Begin at the first line of the data and copy each line through the one containing "const yTicks = [10, 20, 30, 40, 50, 60, 70]", that line included, with no pictures.

→ DATA EXTRACT
+--

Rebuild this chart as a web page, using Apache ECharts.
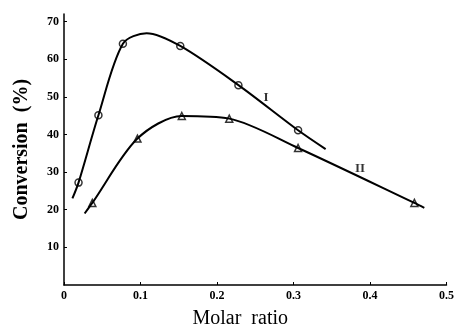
<!DOCTYPE html>
<html>
<head>
<meta charset="utf-8">
<script src="https://cdn.jsdelivr.net/npm/echarts@6/dist/echarts.min.js"></script>
<style>
  html, body { margin: 0; padding: 0; background: #fff; }
  #chart { width: 457px; height: 336px; }
</style>
</head>
<body>
<div id="chart"></div>
<script>
// curve I (circles): traced line and measured points
const curveI = [[0.011, 23.0], [0.019, 27.2], [0.045, 45.1], [0.077, 64.1], [0.108, 66.9], [0.152, 63.5], [0.228, 53.1], [0.306, 41.1], [0.342, 36.1]]
const pointsI = [[0.019, 27.2], [0.045, 45.1], [0.077, 64.1], [0.152, 63.5], [0.228, 53.1], [0.306, 41.1]]

// curve II (triangles)
const curveII = [[0.027, 19.0], [0.037, 21.8], [0.096, 38.9], [0.154, 44.9], [0.216, 44.2], [0.306, 36.4], [0.458, 21.8], [0.471, 20.5]]
const pointsII = [[0.037, 21.8], [0.096, 38.9], [0.154, 44.9], [0.216, 44.2], [0.306, 36.4], [0.458, 21.8]]

// curve labels
const curveLabels = [['I', 0.264, 49.9], ['II', 0.387, 31.0]]

const xTicks = [0, 0.1, 0.2, 0.3, 0.4, 0.5]
const yTicks = [10, 20, 30, 40, 50, 60, 70]

const font = 'Liberation Serif'
const myEcharts = echarts.init(document.getElementById('chart'))
myEcharts.setOption({
  animation: false,
  grid: { left: 64, right: 8, top: 14, bottom: 51 },
  xAxis: {
    type: 'value',
    min: 0,
    max: 0.5,
    interval: 0.1,
    name: 'Molar  ratio',
    nameLocation: 'middle',
    nameGap: 24,
    nameTextStyle: { fontFamily: font, fontSize: 20, color: '#000', padding: [0, 30, 0, 0] },
    axisLine: { lineStyle: { color: '#000', width: 1.5 } },
    axisTick: { inside: true, length: 3, lineStyle: { color: '#000' } },
    axisLabel: {
      margin: 5,
      fontFamily: font,
      fontWeight: 'bold',
      fontSize: 12,
      color: '#000',
      customValues: xTicks,
      formatter: v => (v === 0 ? '0' : v.toFixed(1))
    },
    splitLine: { show: false }
  },
  yAxis: {
    type: 'value',
    min: 0,
    max: 72,
    name: 'Conversion  (%)',
    nameLocation: 'middle',
    nameGap: 32,
    nameTextStyle: { fontFamily: font, fontWeight: 'bold', fontSize: 20, color: '#000' },
    axisLine: { show: true, lineStyle: { color: '#000', width: 1.5 } },
    axisTick: { show: true, inside: true, length: 3, customValues: yTicks, lineStyle: { color: '#000' } },
    axisLabel: {
      margin: 5,
      fontFamily: font,
      fontWeight: 'bold',
      fontSize: 12,
      color: '#000',
      customValues: yTicks
    },
    splitLine: { show: false }
  },
  series: [
    {
      name: 'I',
      type: 'line',
      data: curveI,
      smooth: 0.3,
      showSymbol: false,
      lineStyle: { color: '#000', width: 2 }
    },
    {
      name: 'II',
      type: 'line',
      data: curveII,
      smooth: 0.3,
      showSymbol: false,
      lineStyle: { color: '#000', width: 2 }
    },
    {
      type: 'scatter',
      data: pointsI,
      symbol: 'circle',
      symbolSize: 7,
      itemStyle: { color: '#fff', borderColor: '#000', borderWidth: 1.5 }
    },
    {
      type: 'scatter',
      data: pointsII,
      symbol: 'triangle',
      symbolSize: 7,
      itemStyle: { color: '#fff', borderColor: '#000', borderWidth: 1.5 }
    },
    {
      type: 'scatter',
      data: curveLabels.map(d => ({ name: d[0], value: [d[1], d[2]] })),
      symbolSize: 0,
      label: {
        show: true,
        position: 'inside',
        formatter: '{b}',
        fontFamily: font,
        fontWeight: 'bold',
        fontSize: 13,
        color: '#000'
      }
    }
  ]
})
</script>
</body>
</html>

+--

→ TASK SOLUTION
Rebuild this chart as a web page, using Apache ECharts.
<!DOCTYPE html>
<html>
<head>
<meta charset="utf-8">
<script src="https://cdn.jsdelivr.net/npm/echarts@6/dist/echarts.min.js"></script>
<style>
  html, body { margin: 0; padding: 0; background: #fff; }
  #chart { width: 457px; height: 336px; }
</style>
</head>
<body>
<div id="chart"></div>
<script>
// curve I (circles): traced line and measured points
const curveI = [[0.011, 23.0], [0.019, 27.2], [0.045, 45.1], [0.077, 64.1], [0.108, 66.9], [0.152, 63.5], [0.228, 53.1], [0.306, 41.1], [0.342, 36.1]]
const pointsI = [[0.019, 27.2], [0.045, 45.1], [0.077, 64.1], [0.152, 63.5], [0.228, 53.1], [0.306, 41.1]]

// curve II (triangles)
const curveII = [[0.027, 19.0], [0.037, 21.8], [0.096, 38.9], [0.154, 44.9], [0.216, 44.2], [0.306, 36.4], [0.458, 21.8], [0.471, 20.5]]
const pointsII = [[0.037, 21.8], [0.096, 38.9], [0.154, 44.9], [0.216, 44.2], [0.306, 36.4], [0.458, 21.8]]

// curve labels
const curveLabels = [['I', 0.264, 49.9], ['II', 0.387, 31.0]]

const xTicks = [0, 0.1, 0.2, 0.3, 0.4, 0.5]
const yTicks = [10, 20, 30, 40, 50, 60, 70]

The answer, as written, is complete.